= Roman Jugg =

British musician

Roman Jugg (born 25 July 1957 in Caerphilly, South Wales) is a British keyboard player and guitarist. He began his career in the Welsh punk band Victimize in the late 1970s.

Jugg was an acquaintance of bassist Paul Gray, who was a member of The Damned. In late 1981, Jugg worked with the Damned as a touring keyboardist before becoming a full-time member in 1982 for the album Strawberries.
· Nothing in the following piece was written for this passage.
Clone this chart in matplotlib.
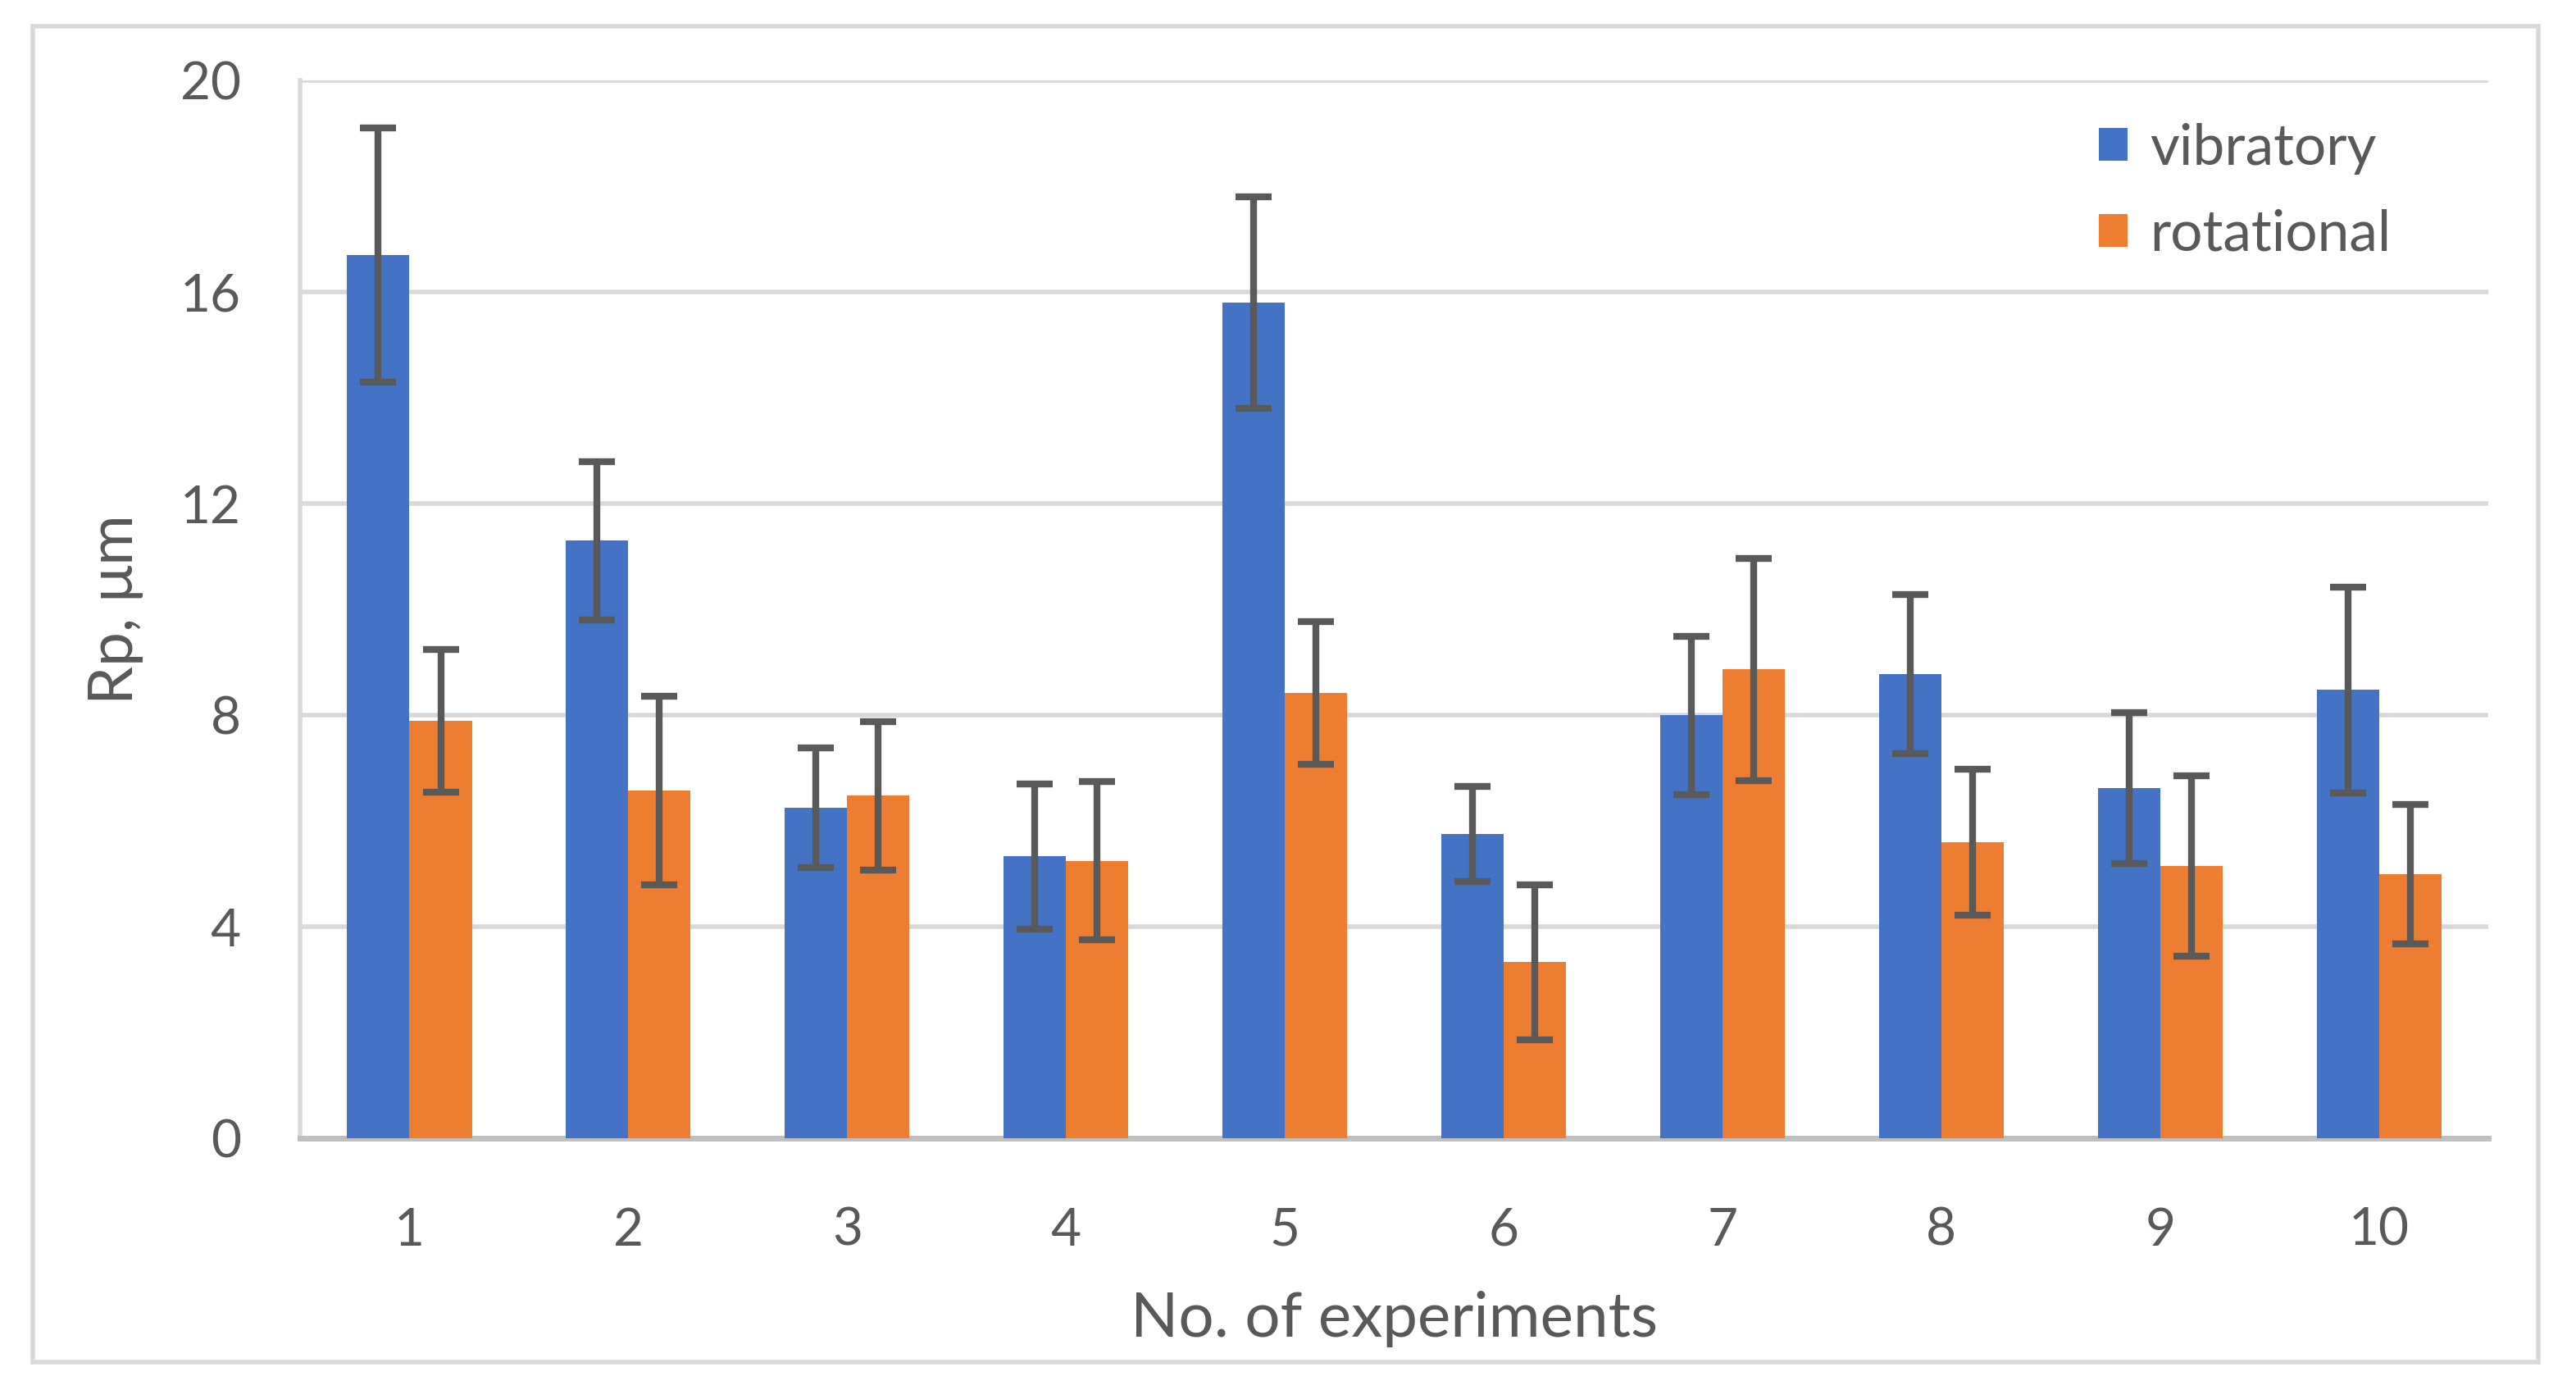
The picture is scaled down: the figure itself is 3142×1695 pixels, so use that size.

Jugg also worked on a number of Damned-adjacent projects, including Naz Nomad and the Nightmares (under the alias Sphix Svenson_. and David Vanian and the Phantom Chords.

After Captain Sensible left The Damned in 1984, Jugg moved from keyboards to main guitar and became a full member on the studio albums Phantasmagoria (1985) and Anything (1986).

After the 1989 breakup of The Damned he continued to work with Dave Vanian and Bryn Merrick, forming The Phantom Chords. A studio album called David Vanian and the Phantom Chords was released in 1995.

In May 2004, after a nine-year absence, Jugg released a new solo album called Papa Loco.

==Personal life==

Jugg lives in the Essex town of Leigh-on-Sea.

Jugg plays accordion in an Irish/folk rock band called Dirty Water which he has described as "a good excuse for getting pissed".

In 2008/2009 Jugg produced and played guitar on the début album of singer-songwriter Andy J Gallagher entitled Helicopter Dolphin Submarine.